The Radical Party experienced a serious split later in 2008, with several members joining the more moderate Serbian Progressive Party. Ilić Stošić was among those who sided with the Progressives. When the party's city board for Kragujevac was established, she was selected as one of the party's three local vice-presidents.

Serbia's electoral system was reformed prior to the 2012 Serbian local elections, such that mandates were awarded in numerical order to candidates on successful lists. Ilić Stošić was given the third position local on the Progressive list and was re-elected when the list won eighteen mandates. She was again re-elected in the local elections of 2016 and 2020, after receiving the third position on the Progressive list on each occasion.

===Member of the National Assembly===
Ilić Stošic received the sixty-sixth position on the Progressive Party's Let's Get Serbia Moving list in the 2012 Serbian parliamentary election and was elected when the list won seventy-three mandates. The Progressives subsequently formed a coalition government with the Socialist Party of Serbia and other parties, and Ilić Stošič served as part of the government's parliamentary majority. She received the eighty-fourth position on the successor Aleksandar Vučić — Future We Believe In list in the 2014 parliamentary election and was re-elected when the list won a landslide victory with 158 seats.
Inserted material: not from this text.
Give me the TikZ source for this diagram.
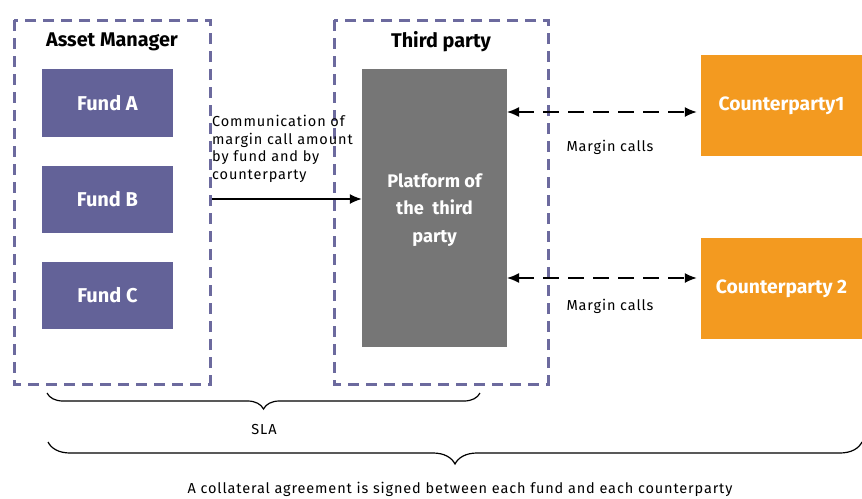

She was a member of the committee on local self-government during her time in the assembly.

She was given the 165th position on the Progressive Party's Aleksandar Vučić — Serbia Is Winning list in the 2016 parliamentary election. The list won 131 mandates, and on this occasion she was not returned.

===Commissioner for Śumadija===
Ilić Stošić was appointed commissioner for Šumadija on 1 July 2020, shortly after leaving the assembly. In June 2020, she was confirmed for a second four-year term.